The Why Part 1: The Decline of Centralized Systems and the Rise of Distributed Power
Today, the era of inelastic and centralized fossil fuel-based power plants is giving way to a decentralized, adaptable, and electrified future. Driven by renewable energy and distributed energy resources (DERs), this transition is not just about substituting dirty power with cleaner alternatives; it's about reimagining the entire energy ecosystem, from where and how we generate electricity to the ways we manage and distribute it. With the recent pledges made at COP28 to triple the implementation of renewable energy and double the pace of efficiency improvements by the end of this decade, the secular tailwinds cannot be ignored.
At the heart of this revolution lies the concept of distributed energy. While the energy production of the past required massive consolidated facilities, production today is far more flexible when it comes to both location and volume. Similar to the evolution of financial services over the past ten years that has shifted the power away from rigid centuries-old institutions towards more dynamic digitally oriented operators, we are seeing DERs (think solar panels, wind turbines, battery storage systems, and more) extending energy production and storage far beyond the oligopoly of traditional power producers. As distributed energy empowers individuals and businesses of all shapes and sizes to take control of their energy production and consumption, they are becoming mainstream solutions – and valuable operations levers when it comes to both expense optimization and risk management.
The Why Part 2: Both Mission-Driven and Monetary Motivations
In today's dynamic landscape, enterprises are grappling with escalating energy costs and the pressing issue of a burgeoning carbon footprint. As a result, companies are displaying a heightened eagerness to transition to more predictable and reliable renewable energy alternatives driven by a multitude of factors, including:
Optimizing Their Operational Expenses: As cost cutting efforts across industries accelerate, enterprises are streamlining their financial operations by seeking renewable energy solutions that offer greater overall energy efficiency and a lower realized cost per kWh.
Mitigating Energy Market Exposure and Volatility: Given the costly energy market volatility and fluctuations of the past few years, businesses with elevated commodities exposure are focusing on greater portfolio protection and predictability.
Limiting Operational Exposure to Climate-related Disruptions: Recognizing the growing impact of climate change on business operations, companies are keen to reduce their vulnerability to future disruptions as they solve for business continuity risk.

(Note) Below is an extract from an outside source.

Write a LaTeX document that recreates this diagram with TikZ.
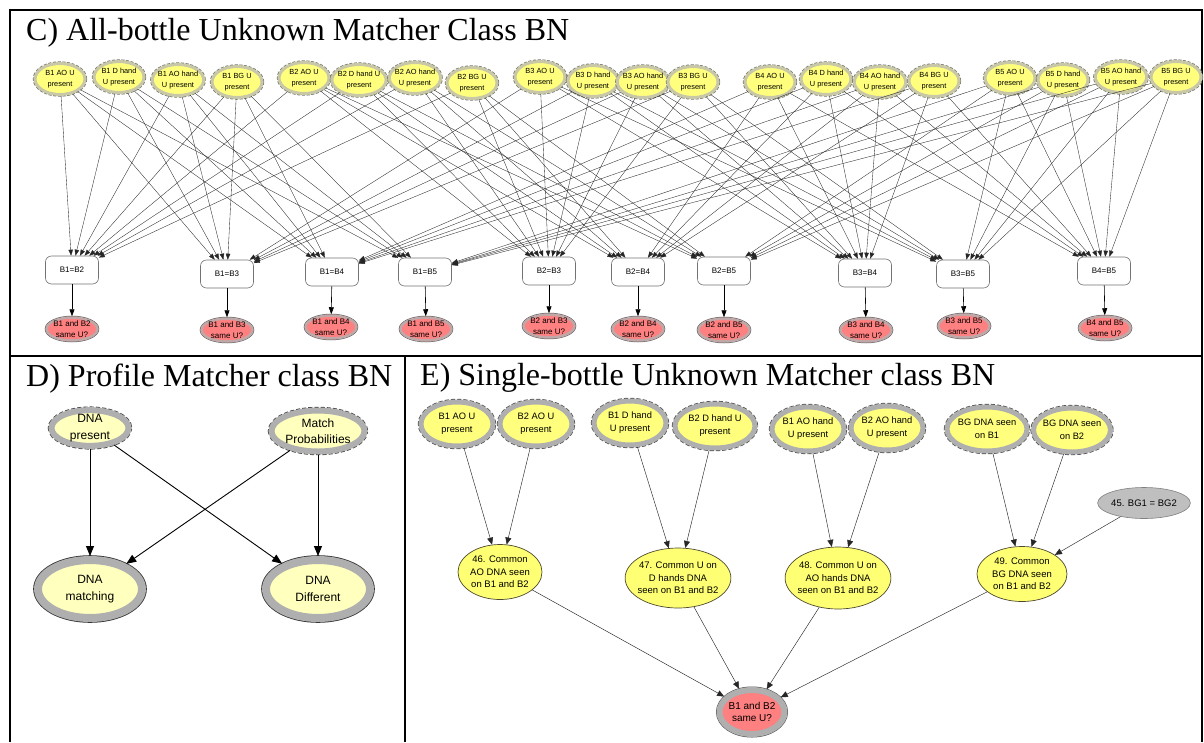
\documentclass[tikz,border=0pt]{standalone}
\usepackage{fontspec}
\setmainfont{Liberation Serif}
\newfontfamily\bnsans{Liberation Sans}
\usetikzlibrary{shapes.geometric}
\usetikzlibrary{arrows.meta}

\definecolor{presyellow}{RGB}{255,255,125}
\definecolor{paleyellow}{RGB}{255,255,190}
\definecolor{midyellow}{RGB}{255,255,115}
\definecolor{khakiring}{RGB}{200,200,168}
\definecolor{grayring}{RGB}{175,175,175}
\definecolor{pinkring}{RGB}{192,168,168}
\definecolor{samered}{RGB}{255,128,128}
\definecolor{dashgray}{RGB}{120,120,110}

\begin{document}
\begin{tikzpicture}[x=1pt,y=-1pt]
    \tikzstyle{frame}        = [line width=2pt,black]
    \tikzstyle{title}        = [anchor=base west,inner sep=0pt,font=\fontsize{32}{36}\selectfont]
    \tikzstyle{present}      = [ellipse,inner sep=-2pt,minimum width=50pt,minimum height=31pt,
                                fill=presyellow,draw=khakiring,line width=3pt,
                                preaction={draw=dashgray,dash pattern=on 3pt off 1.5pt,line width=4.4pt},
                                align=center,font=\bnsans\fontsize{7.4}{11}\selectfont]
    \tikzstyle{compare}      = [rectangle,rounded corners=6pt,minimum width=53pt,minimum height=28pt,
                                fill=white,draw=black!55,line width=0.6pt,font=\bnsans\fontsize{8}{10}\selectfont]
    \tikzstyle{same}         = [ellipse,inner sep=-2pt,minimum width=51pt,minimum height=23pt,
                                fill=samered,draw=pinkring,line width=2.5pt,
                                preaction={draw=black!65,line width=3.5pt},
                                align=center,font=\bnsans\fontsize{8}{10.5}\selectfont]
    \tikzstyle{edge}         = [-{Triangle[length=6pt,width=4.5pt]},line width=0.35pt,black!85]
    \tikzstyle{short edge}   = [-{Triangle[length=7pt,width=5pt]},line width=0.6pt,black]

    \tikzstyle{profile in}   = [ellipse,inner sep=-1pt,fill=paleyellow,draw=grayring,line width=6pt,
                                preaction={draw=black!75,dash pattern=on 4pt off 2pt,line width=7.4pt},
                                align=center,font=\bnsans\fontsize{12}{16.5}\selectfont]
    \tikzstyle{profile out}  = [ellipse,inner sep=-1pt,minimum width=104pt,minimum height=58pt,
                                fill=paleyellow,draw=grayring,line width=8pt,
                                preaction={draw=black!80,line width=9.6pt},
                                align=center,font=\bnsans\fontsize{12}{16.5}\selectfont]
    \tikzstyle{thick edge}   = [-{Triangle[length=10pt,width=8pt]},line width=0.9pt,black]

    \tikzstyle{single in}    = [ellipse,inner sep=-2pt,minimum width=72pt,minimum height=44pt,
                                fill=presyellow,draw=grayring,line width=5pt,
                                preaction={draw=black!70,dash pattern=on 4pt off 2pt,line width=6.4pt},
                                align=center,font=\bnsans\fontsize{9.3}{13}\selectfont]
    \tikzstyle{common}       = [ellipse,inner sep=-3pt,fill=midyellow,draw=black!60!olive,line width=0.7pt,
                                align=center,font=\bnsans\fontsize{9.5}{12.3}\selectfont]
    \tikzstyle{bg equal}     = [ellipse,minimum width=82pt,minimum height=31pt,inner sep=0pt,
                                fill=black!25,draw=black!50,line width=0.6pt,font=\bnsans\fontsize{9.5}{12}\selectfont]
    \tikzstyle{single same}  = [ellipse,inner sep=-2pt,minimum width=65pt,minimum height=44pt,
                                fill=samered,draw=grayring,line width=6pt,
                                preaction={draw=black!70,line width=7pt},
                                align=center,font=\bnsans\fontsize{10}{12.5}\selectfont]
    \tikzstyle{single edge}  = [-{Triangle[length=7pt,width=6pt]},line width=0.45pt,black!85]

    \useasboundingbox (0,0) rectangle (1204,742);

    % table lines
    \draw[frame] (10,10) -- (1202,10);
    \draw[frame] (10,9) -- (10,742);
    \draw[frame] (1202,9) -- (1202,742);
    \draw[frame,line width=2.5pt] (10,356) -- (1202,356);
    \draw[frame] (405,356) -- (405,742);

    % C) all-bottle unknown matcher
    \node[title] (titleC) at (26,40) {C) All-bottle Unknown Matcher Class BN};

    \node[present] (b1ao)  at (60,79)   {B1 AO U\\present};
    \node[present] (b1d)   at (119,77)  {B1 D hand\\U present};
    \node[present] (b1aoh) at (178,80)  {B1 AO hand\\U present};
    \node[present] (b1bg)  at (237,82)  {B1 BG U\\present};
    \node[present] (b2ao)  at (304,78)  {B2 AO U\\present};
    \node[present] (b2d)   at (359,80)  {B2 D hand U\\present};
    \node[present] (b2aoh) at (415,78)  {B2 AO hand\\U present};
    \node[present] (b2bg)  at (472,83)  {B2 BG U\\present};
    \node[present] (b3ao)  at (540,77)  {B3 AO U\\present};
    \node[present] (b3d)   at (593,81)  {B3 D hand\\U present};
    \node[present] (b3aoh) at (643,82)  {B3 AO hand\\U present};
    \node[present] (b3bg)  at (693,82)  {B3 BG U\\present};
    \node[present] (b4ao)  at (770,82)  {B4 AO U\\present};
    \node[present] (b4d)   at (826,79)  {B4 D hand\\U present};
    \node[present] (b4aoh) at (880,82)  {B4 AO hand\\U present};
    \node[present] (b4bg)  at (934,81)  {B4 BG U\\present};
    \node[present] (b5ao)  at (1010,78) {B5 AO U\\present};
    \node[present] (b5d)   at (1063,80) {B5 D hand\\U present};
    \node[present] (b5aoh) at (1121,77) {B5 AO hand\\U present};
    \node[present] (b5bg)  at (1176,77) {B5 BG U\\present};

    \node[compare] (eq12) at (72,270)   {B1=B2};
    \node[compare] (eq13) at (227,274)  {B1=B3};
    \node[compare] (eq14) at (332,272)  {B1=B4};
    \node[compare] (eq15) at (425,272)  {B1=B5};
    \node[compare] (eq23) at (549,271)  {B2=B3};
    \node[compare] (eq24) at (638,272)  {B2=B4};
    \node[compare] (eq25) at (724,271)  {B2=B5};
    \node[compare] (eq34) at (865,273)  {B3=B4};
    \node[compare] (eq35) at (963,274)  {B3=B5};
    \node[compare] (eq45) at (1104,271) {B4=B5};

    \node[same] (same12) at (72,329)   {B1 and B2\\same U?};
    \node[same] (same13) at (227,330)  {B1 and B3\\same U?};
    \node[same] (same14) at (331,327)  {B1 and B4\\same U?};
    \node[same] (same15) at (426,329)  {B1 and B5\\same U?};
    \node[same] (same23) at (549,326)  {B2 and B3\\same U?};
    \node[same] (same24) at (638,329)  {B2 and B4\\same U?};
    \node[same] (same25) at (724,330)  {B2 and B5\\same U?};
    \node[same] (same34) at (866,330)  {B3 and B4\\same U?};
    \node[same] (same35) at (964,326)  {B3 and B5\\same U?};
    \node[same] (same45) at (1105,328) {B4 and B5\\same U?};

    \foreach \i/\j in {1/2,1/3,1/4,1/5,2/3,2/4,2/5,3/4,3/5,4/5}{
        \foreach \t in {ao,d,aoh,bg}{
            \draw[edge] (b\i\t) -- (eq\i\j);
            \draw[edge] (b\j\t) -- (eq\i\j);
        }
        \draw[short edge] (eq\i\j) -- (same\i\j);
    }

    % D) profile matcher
    \node[title] (titleD) at (26,386) {D) Profile Matcher class BN};

    \node[profile in,minimum width=77pt,minimum height=35pt] (dnapres) at (90,428)  {DNA\\present};
    \node[profile in,minimum width=93pt,minimum height=41pt] (matchpr) at (318,431) {Match\\Probabilities};
    \node[profile out] (dnamatch) at (90,589)  {DNA\\matching};
    \node[profile out] (dnadiff)  at (318,589) {DNA\\Different};

    \draw[thick edge] (dnapres) -- (dnamatch);
    \draw[thick edge] (dnapres) -- (dnadiff);
    \draw[thick edge] (matchpr) -- (dnamatch);
    \draw[thick edge] (matchpr) -- (dnadiff);

    % E) single-bottle unknown matcher
    \node[title] (titleE) at (420,385) {E) Single-bottle Unknown Matcher class BN};

    \node[single in] (sb1ao)  at (457,424)  {B1 AO U\\present};
    \node[single in] (sb2ao)  at (536,424)  {B2 AO U\\present};
    \node[single in] (sb1d)   at (630,423)  {B1 D hand\\U present};
    \node[single in,minimum width=80pt] (sb2d) at (715,426) {B2 D hand U\\present};
    \node[single in] (sb1aoh) at (808,429)  {B1 AO hand\\U present};
    \node[single in] (sb2aoh) at (887,428)  {B2 AO hand\\U present};
    \node[single in,minimum width=80pt] (sbg1) at (987,429) {BG DNA seen\\on B1};
    \node[single in] (sbg2)   at (1072,430) {BG DNA seen\\on B2};
    \node[bg equal]  (bgeq)   at (1144,503) {45. BG1 = BG2};

    \node[common,minimum width=84pt,minimum height=55pt] (c46) at (500,572)  {46. Common\\AO DNA seen\\on B1 and B2};
    \node[common,minimum width=98pt,minimum height=60pt] (c47) at (678,578)  {47. Common U on\\D hands DNA\\seen on B1 and B2};
    \node[common,minimum width=98pt,minimum height=62pt] (c48) at (838,578)  {48. Common U on\\AO hands DNA\\seen on B1 and B2};
    \node[common,minimum width=90pt,minimum height=55pt] (c49) at (1022,574) {49. Common\\BG DNA seen\\on B1 and B2};

    \node[single same] (ssame) at (752,712) {B1 and B2\\same U?};

    \draw[single edge] (sb1ao) -- (c46);
    \draw[single edge] (sb2ao) -- (c46);
    \draw[single edge] (sb1d) -- (c47);
    \draw[single edge] (sb2d) -- (c47);
    \draw[single edge] (sb1aoh) -- (c48);
    \draw[single edge] (sb2aoh) -- (c48);
    \draw[single edge] (sbg1) -- (c49);
    \draw[single edge] (sbg2) -- (c49);
    \draw[single edge] (bgeq) -- (c49);
    \foreach \c in {c46,c47,c48,c49}
        \draw[single edge] (\c) -- (ssame);
\end{tikzpicture}
\end{document}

Responding to Growing Regulatory & Customer Pressures: The evolving regulatory landscape has further prompted companies to rethink their energy footprints. While this has begun with the largest corporations who have either made their own Net Zero pledges or who are subject to SB 261 or CSRD, as these industry giants put pressure on their own downstream suppliers, an expanding base of participants is entering the emissions accounting conversation.
With more than half of US clean power buyers last year emerging as net new purchasers and with more than two-thirds of the S&P committing to emissions reduction targets, the speed of this transition cannot be understated. In discussions with corporate sustainability leaders, we’ve found that reducing a company’s energy footprint ranks among the top 2 sustainability priorities for most organizations. As we turn the page to 2024, the era of electrification is indeed here.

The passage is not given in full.